March 9, 2015 – A theoretical physicist who received the 2013 National Medal of Science and who frequently appears on the Public Broadcasting System show, Nova, will present two lectures at Colorado State University-Pueblo on Thursday, March 12.
Dr. Jim Gates, known for his work on supersymmetry, supergravity, and superstring theory, is a professor of physics at the University of Maryland, College Park, a University of Maryland Regents Professor, and serves on U.S. President Barack Obama’s Council of Advisors on Science and Technology. Gates also is a member of the prestigious National Academy of Science.
On February 1, 2013, Gates was a recipient of the National Medal of Science, an honor bestowed by the President of the United States to individuals in science and engineering who have made important contributions to the advancement of knowledge in the fields of behavioral and social sciences, biology, chemistry, engineering, mathematics, and physics.

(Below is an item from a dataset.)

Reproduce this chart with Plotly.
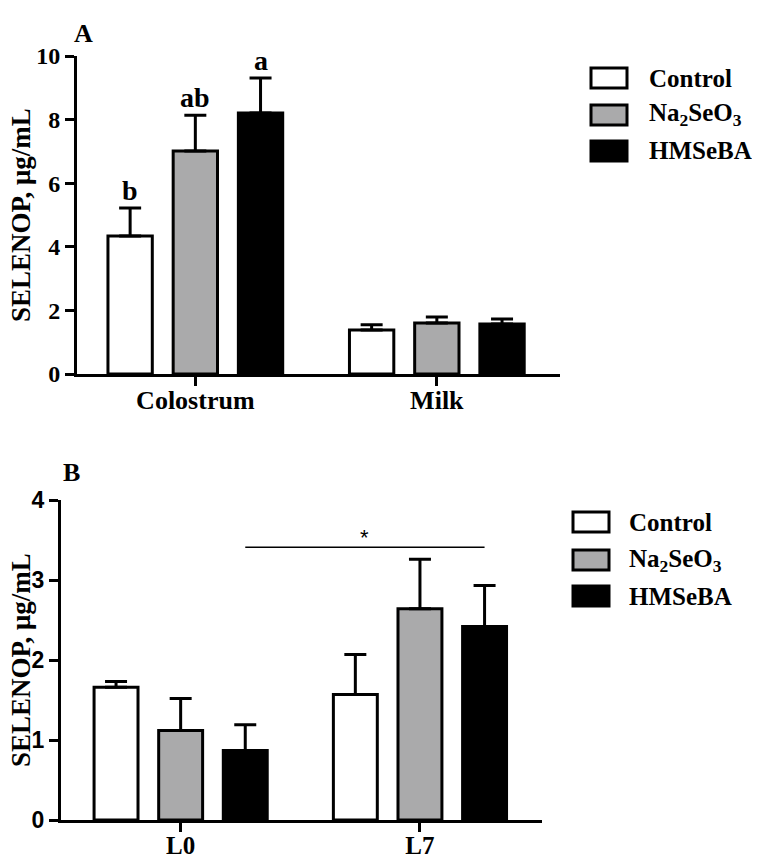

The 12-member Presidential Committee on the National Medal of Science select award recipients and the program is administered by the National Science Foundation.
Gates will discuss STEM (Science, Technology, Engineering, and Mathematics) education and public policy to the campus community and particularly the students in the College of Science and Mathematics beginning at noon on Thursday, March 12 in Chemistry 104. His presentation is titled, “STEM Education, Economic Empowerment, and the American Dream: A Policy Review.”
At 6 p.m. in Hoag Recital Hall, Gates will share his thoughts on the current state of physics with a presentation for the general public, “At the Boundary of Modern Science: Where I Find Myself.”
A recent article in the Washington Post described Gates as a “tireless advocate for getting minorities and girls, who are underrepresented in most science and engineering fields, to pursue these subjects. . .he understands what gets kids interested in science and engineering.”
He has been featured extensively on Nova and other PBS programs on physics, notably “The Elegant Universe”(2003). He completed a DVD series titled Superstring Theory: The DNA of Reality (2006) consisting of 24 half-hour lectures to make the complexities of unification theory comprehensible to laypeople. Gates also appeared in the BBC Horizon documentary The Hunt for Higgs in 2012. This year, he appeared in another NOVA documentary “Big Bang Machine.”
Gates earned a Bachelor of Science and Doctor of Philosophy degrees from the Massachusetts Institute of Technology (MIT). His doctoral thesis was the first at MIT on supersymmetry, a proposed extension of spacetime symmetry that relates two basic classes of elementary particles.
Gates co-authored Superspace, or One thousand and one lessons in supersymmetry (1984), the first comprehensive book on supersymmetry.
Gates was nominated by the Department of Energy as one of the USA Science and Engineering Festival’s “Nifty Fifty Speakers” to present his work and career to middle and high school students in October 2010. He is on the board of trustees of Society for Science and the Public.
He served as a Martin Luther King Jr. Visiting Scholar at MIT (2010-11) and was a Residential Scholar at MIT’s Simmons Hall. He is pursuing ongoing research into string theory, supersymmetry, and supergravity at the MIT Center for Theoretical Physics. His current research focuses on Ainkra symbols as representations of supersymmetric algebras.
The event is sponsored by the CSU-Pueblo College of Science and Mathematics, with support from the Office of Student Services and Enrollment Management and the U.S. Department of Education-funded PROPEL Center on campus.